Exactly repeat the material, dropping only the pictures.

○ ○ ○ ○ ○ ○ ○

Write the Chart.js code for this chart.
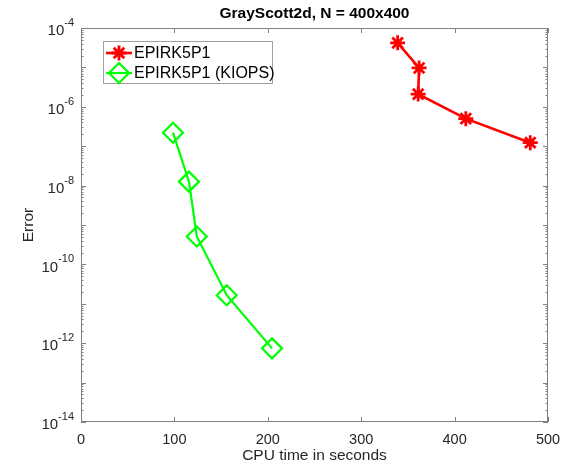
<!DOCTYPE html>
<html>
<head>
<meta charset="utf-8">
<script src="https://cdn.jsdelivr.net/npm/chart.js@4.4.1/dist/chart.umd.min.js"></script>
<style>
  html, body { margin: 0; padding: 0; background: #fff; }
</style>
</head>
<body>
<canvas id="chart" width="564" height="467"></canvas>
<script>
// values
const epirkTime = [339, 362, 361, 412, 481];
const epirkError = [4.2e-5, 9.7e-6, 2.1e-6, 5.0e-7, 1.23e-7];
const kiopsTime = [98.5, 115.6, 124, 156, 204.5];
const kiopsError = [2.2e-7, 1.26e-8, 5.1e-10, 1.65e-11, 7.4e-13];
const xTicks = [0, 100, 200, 300, 400, 500];
const yTickExponents = [-14, -12, -10, -8, -6, -4];
const seriesNames = ["EPIRK5P1", "EPIRK5P1 (KIOPS)"];

const FONT = '"Liberation Sans", Arial, sans-serif';
const AXIS_COLOR = "#262626";

function drawStar(ctx, x, y, r) {
  ctx.beginPath();
  for (let a = 0; a < 4; a++) {
    const ang = (a * Math.PI) / 4;
    ctx.moveTo(x - r * Math.cos(ang), y - r * Math.sin(ang));
    ctx.lineTo(x + r * Math.cos(ang), y + r * Math.sin(ang));
  }
  ctx.stroke();
}

function drawDiamond(ctx, x, y, r) {
  ctx.beginPath();
  ctx.moveTo(x - r, y);
  ctx.lineTo(x, y - r);
  ctx.lineTo(x + r, y);
  ctx.lineTo(x, y + r);
  ctx.closePath();
  ctx.stroke();
}

// matlab-like box, inward ticks, superscript tick labels, title, legend
const matlabAxes = {
  id: "matlabAxes",
  beforeDatasetsDraw(chart) {
    const { ctx, chartArea } = chart;
    const xs = chart.scales.x;
    const ys = chart.scales.y;
    const { left, right, top, bottom } = chartArea;
    ctx.save();
    ctx.strokeStyle = "#808080";
    ctx.lineWidth = 1;
    ctx.strokeRect(left + 0.5, top + 0.5, right - left - 1, bottom - top - 1);

    ctx.beginPath();
    xTicks.forEach((v) => {
      const px = Math.round(xs.getPixelForValue(v)) + 0.5;
      ctx.moveTo(px, bottom);
      ctx.lineTo(px, bottom - 5);
      ctx.moveTo(px, top);
      ctx.lineTo(px, top + 5);
    });
    for (let k = -14; k <= -4; k++) {
      const py = Math.round(ys.getPixelForValue(Math.pow(10, k))) + 0.5;
      ctx.moveTo(left, py);
      ctx.lineTo(left + 5, py);
      ctx.moveTo(right, py);
      ctx.lineTo(right - 5, py);
      if (k < -4) {
        for (let m = 2; m <= 9; m++) {
          const pm = Math.round(ys.getPixelForValue(m * Math.pow(10, k))) + 0.5;
          ctx.moveTo(left, pm);
          ctx.lineTo(left + 2.5, pm);
          ctx.moveTo(right, pm);
          ctx.lineTo(right - 2.5, pm);
        }
      }
    }
    ctx.stroke();

    // y tick labels as 10^k
    ctx.fillStyle = AXIS_COLOR;
    ctx.textAlign = "right";
    ctx.textBaseline = "middle";
    yTickExponents.forEach((k) => {
      const py = ys.getPixelForValue(Math.pow(10, k));
      ctx.font = "11px " + FONT;
      const exp = String(k);
      const ew = ctx.measureText(exp).width;
      ctx.fillText(exp, left - 7, py - 5);
      ctx.font = "15px " + FONT;
      ctx.fillText("10", left - 7 - ew, py + 3);
    });

    // title
    ctx.fillStyle = "#000";
    ctx.font = "bold 15.5px " + FONT;
    ctx.textAlign = "center";
    ctx.fillText("GrayScott2d, N = 400x400", (left + right) / 2, 14);
    ctx.restore();
  },
  afterDraw(chart) {
    const { ctx } = chart;
    ctx.save();
    ctx.fillStyle = "#fff";
    ctx.fillRect(103, 41, 169, 42);
    ctx.strokeStyle = "#a0a0a0";
    ctx.lineWidth = 1;
    ctx.strokeRect(103.5, 41.5, 169, 42);
    const rows = [53, 73];
    chart.data.datasets.forEach((ds, i) => {
      const y = rows[i];
      ctx.strokeStyle = ds.borderColor;
      ctx.lineWidth = ds.borderWidth;
      ctx.beginPath();
      ctx.moveTo(106, y);
      ctx.lineTo(132, y);
      ctx.stroke();
      ctx.lineWidth = ds.pointBorderWidth;
      if (ds.pointStyle === "star") drawStar(ctx, 119, y, ds.pointRadius);
      else drawDiamond(ctx, 119, y, ds.pointRadius);
      ctx.fillStyle = "#000";
      ctx.font = "16px " + FONT;
      ctx.textAlign = "left";
      ctx.textBaseline = "middle";
      ctx.fillText(ds.label, 134, y + 1);
    });
    ctx.restore();
  },
};

new Chart(document.getElementById("chart"), {
  type: "scatter",
  data: {
    datasets: [
      {
        label: seriesNames[0],
        data: epirkTime.map((x, i) => ({ x: x, y: epirkError[i] })),
        showLine: true,
        borderColor: "#ff0000",
        borderWidth: 2.6,
        pointStyle: "star",
        pointRadius: 7.5,
        pointBorderWidth: 2.8,
        pointBorderColor: "#ff0000",
        pointBackgroundColor: "#ff0000",
      },
      {
        label: seriesNames[1],
        data: kiopsTime.map((x, i) => ({ x: x, y: kiopsError[i] })),
        showLine: true,
        borderColor: "#00ff00",
        borderWidth: 2.2,
        pointStyle: "rectRot",
        pointRadius: 10,
        pointBorderWidth: 2.2,
        pointBorderColor: "#00ff00",
        pointBackgroundColor: "rgba(0,0,0,0)",
      },
    ],
  },
  options: {
    responsive: false,
    animation: false,
    devicePixelRatio: 1,
    layout: { padding: { top: 28, right: 16, left: 0, bottom: 0 } },
    plugins: {
      legend: { display: false },
      tooltip: { enabled: false },
      title: { display: false },
    },
    scales: {
      x: {
        type: "linear",
        min: 0,
        max: 500,
        afterBuildTicks: (scale) => {
          scale.ticks = xTicks.map((v) => ({ value: v }));
        },
        ticks: { color: AXIS_COLOR, font: { family: FONT, size: 14.5 }, padding: 9, maxRotation: 0 },
        grid: { display: false, drawTicks: false },
        border: { display: false },
        title: {
          display: true,
          text: "CPU time in seconds",
          color: AXIS_COLOR,
          font: { family: FONT, size: 15.5 },
          padding: { top: 0, bottom: 2 },
        },
        afterFit: (scale) => {
          scale.height = 45;
          scale.paddingLeft = 0;
          scale.paddingRight = 0;
        },
      },
      y: {
        type: "logarithmic",
        min: 1e-14,
        max: 1e-4,
        ticks: { display: false },
        grid: { display: false, drawTicks: false },
        border: { display: false },
        title: {
          display: true,
          text: "Error",
          color: AXIS_COLOR,
          font: { family: FONT, size: 15.5 },
          padding: { top: 19, bottom: 0 },
        },
        afterFit: (scale) => {
          scale.width = 81;
          scale.paddingTop = 0;
          scale.paddingBottom = 0;
        },
      },
    },
  },
  plugins: [matlabAxes],
});
</script>
</body>
</html>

○ ○ ○ ○ ○ ○ ○

_FULL RESPONSE_:
Write the Chart.js code for this chart.
<!DOCTYPE html>
<html>
<head>
<meta charset="utf-8">
<script src="https://cdn.jsdelivr.net/npm/chart.js@4.4.1/dist/chart.umd.min.js"></script>
<style>
  html, body { margin: 0; padding: 0; background: #fff; }
</style>
</head>
<body>
<canvas id="chart" width="564" height="467"></canvas>
<script>
// values
const epirkTime = [339, 362, 361, 412, 481];
const epirkError = [4.2e-5, 9.7e-6, 2.1e-6, 5.0e-7, 1.23e-7];
const kiopsTime = [98.5, 115.6, 124, 156, 204.5];
const kiopsError = [2.2e-7, 1.26e-8, 5.1e-10, 1.65e-11, 7.4e-13];
const xTicks = [0, 100, 200, 300, 400, 500];
const yTickExponents = [-14, -12, -10, -8, -6, -4];
const seriesNames = ["EPIRK5P1", "EPIRK5P1 (KIOPS)"];

const FONT = '"Liberation Sans", Arial, sans-serif';
const AXIS_COLOR = "#262626";

function drawStar(ctx, x, y, r) {
  ctx.beginPath();
  for (let a = 0; a < 4; a++) {
    const ang = (a * Math.PI) / 4;
    ctx.moveTo(x - r * Math.cos(ang), y - r * Math.sin(ang));
    ctx.lineTo(x + r * Math.cos(ang), y + r * Math.sin(ang));
  }
  ctx.stroke();
}

function drawDiamond(ctx, x, y, r) {
  ctx.beginPath();
  ctx.moveTo(x - r, y);
  ctx.lineTo(x, y - r);
  ctx.lineTo(x + r, y);
  ctx.lineTo(x, y + r);
  ctx.closePath();
  ctx.stroke();
}

// matlab-like box, inward ticks, superscript tick labels, title, legend
const matlabAxes = {
  id: "matlabAxes",
  beforeDatasetsDraw(chart) {
    const { ctx, chartArea } = chart;
    const xs = chart.scales.x;
    const ys = chart.scales.y;
    const { left, right, top, bottom } = chartArea;
    ctx.save();
    ctx.strokeStyle = "#808080";
    ctx.lineWidth = 1;
    ctx.strokeRect(left + 0.5, top + 0.5, right - left - 1, bottom - top - 1);

    ctx.beginPath();
    xTicks.forEach((v) => {
      const px = Math.round(xs.getPixelForValue(v)) + 0.5;
      ctx.moveTo(px, bottom);
      ctx.lineTo(px, bottom - 5);
      ctx.moveTo(px, top);
      ctx.lineTo(px, top + 5);
    });
    for (let k = -14; k <= -4; k++) {
      const py = Math.round(ys.getPixelForValue(Math.pow(10, k))) + 0.5;
      ctx.moveTo(left, py);
      ctx.lineTo(left + 5, py);
      ctx.moveTo(right, py);
      ctx.lineTo(right - 5, py);
      if (k < -4) {
        for (let m = 2; m <= 9; m++) {
          const pm = Math.round(ys.getPixelForValue(m * Math.pow(10, k))) + 0.5;
          ctx.moveTo(left, pm);
          ctx.lineTo(left + 2.5, pm);
          ctx.moveTo(right, pm);
          ctx.lineTo(right - 2.5, pm);
        }
      }
    }
    ctx.stroke();

    // y tick labels as 10^k
    ctx.fillStyle = AXIS_COLOR;
    ctx.textAlign = "right";
    ctx.textBaseline = "middle";
    yTickExponents.forEach((k) => {
      const py = ys.getPixelForValue(Math.pow(10, k));
      ctx.font = "11px " + FONT;
      const exp = String(k);
      const ew = ctx.measureText(exp).width;
      ctx.fillText(exp, left - 7, py - 5);
      ctx.font = "15px " + FONT;
      ctx.fillText("10", left - 7 - ew, py + 3);
    });

    // title
    ctx.fillStyle = "#000";
    ctx.font = "bold 15.5px " + FONT;
    ctx.textAlign = "center";
    ctx.fillText("GrayScott2d, N = 400x400", (left + right) / 2, 14);
    ctx.restore();
  },
  afterDraw(chart) {
    const { ctx } = chart;
    ctx.save();
    ctx.fillStyle = "#fff";
    ctx.fillRect(103, 41, 169, 42);
    ctx.strokeStyle = "#a0a0a0";
    ctx.lineWidth = 1;
    ctx.strokeRect(103.5, 41.5, 169, 42);
    const rows = [53, 73];
    chart.data.datasets.forEach((ds, i) => {
      const y = rows[i];
      ctx.strokeStyle = ds.borderColor;
      ctx.lineWidth = ds.borderWidth;
      ctx.beginPath();
      ctx.moveTo(106, y);
      ctx.lineTo(132, y);
      ctx.stroke();
      ctx.lineWidth = ds.pointBorderWidth;
      if (ds.pointStyle === "star") drawStar(ctx, 119, y, ds.pointRadius);
      else drawDiamond(ctx, 119, y, ds.pointRadius);
      ctx.fillStyle = "#000";
      ctx.font = "16px " + FONT;
      ctx.textAlign = "left";
      ctx.textBaseline = "middle";
      ctx.fillText(ds.label, 134, y + 1);
    });
    ctx.restore();
  },
};

new Chart(document.getElementById("chart"), {
  type: "scatter",
  data: {
    datasets: [
      {
        label: seriesNames[0],
        data: epirkTime.map((x, i) => ({ x: x, y: epirkError[i] })),
        showLine: true,
        borderColor: "#ff0000",
        borderWidth: 2.6,
        pointStyle: "star",
        pointRadius: 7.5,
        pointBorderWidth: 2.8,
        pointBorderColor: "#ff0000",
        pointBackgroundColor: "#ff0000",
      },
      {
        label: seriesNames[1],
        data: kiopsTime.map((x, i) => ({ x: x, y: kiopsError[i] })),
        showLine: true,
        borderColor: "#00ff00",
        borderWidth: 2.2,
        pointStyle: "rectRot",
        pointRadius: 10,
        pointBorderWidth: 2.2,
        pointBorderColor: "#00ff00",
        pointBackgroundColor: "rgba(0,0,0,0)",
      },
    ],
  },
  options: {
    responsive: false,
    animation: false,
    devicePixelRatio: 1,
    layout: { padding: { top: 28, right: 16, left: 0, bottom: 0 } },
    plugins: {
      legend: { display: false },
      tooltip: { enabled: false },
      title: { display: false },
    },
    scales: {
      x: {
        type: "linear",
        min: 0,
        max: 500,
        afterBuildTicks: (scale) => {
          scale.ticks = xTicks.map((v) => ({ value: v }));
        },
        ticks: { color: AXIS_COLOR, font: { family: FONT, size: 14.5 }, padding: 9, maxRotation: 0 },
        grid: { display: false, drawTicks: false },
        border: { display: false },
        title: {
          display: true,
          text: "CPU time in seconds",
          color: AXIS_COLOR,
          font: { family: FONT, size: 15.5 },
          padding: { top: 0, bottom: 2 },
        },
        afterFit: (scale) => {
          scale.height = 45;
          scale.paddingLeft = 0;
          scale.paddingRight = 0;
        },
      },
      y: {
        type: "logarithmic",
        min: 1e-14,
        max: 1e-4,
        ticks: { display: false },
        grid: { display: false, drawTicks: false },
        border: { display: false },
        title: {
          display: true,
          text: "Error",
          color: AXIS_COLOR,
          font: { family: FONT, size: 15.5 },
          padding: { top: 19, bottom: 0 },
        },
        afterFit: (scale) => {
          scale.width = 81;
          scale.paddingTop = 0;
          scale.paddingBottom = 0;
        },
      },
    },
  },
  plugins: [matlabAxes],
});
</script>
</body>
</html>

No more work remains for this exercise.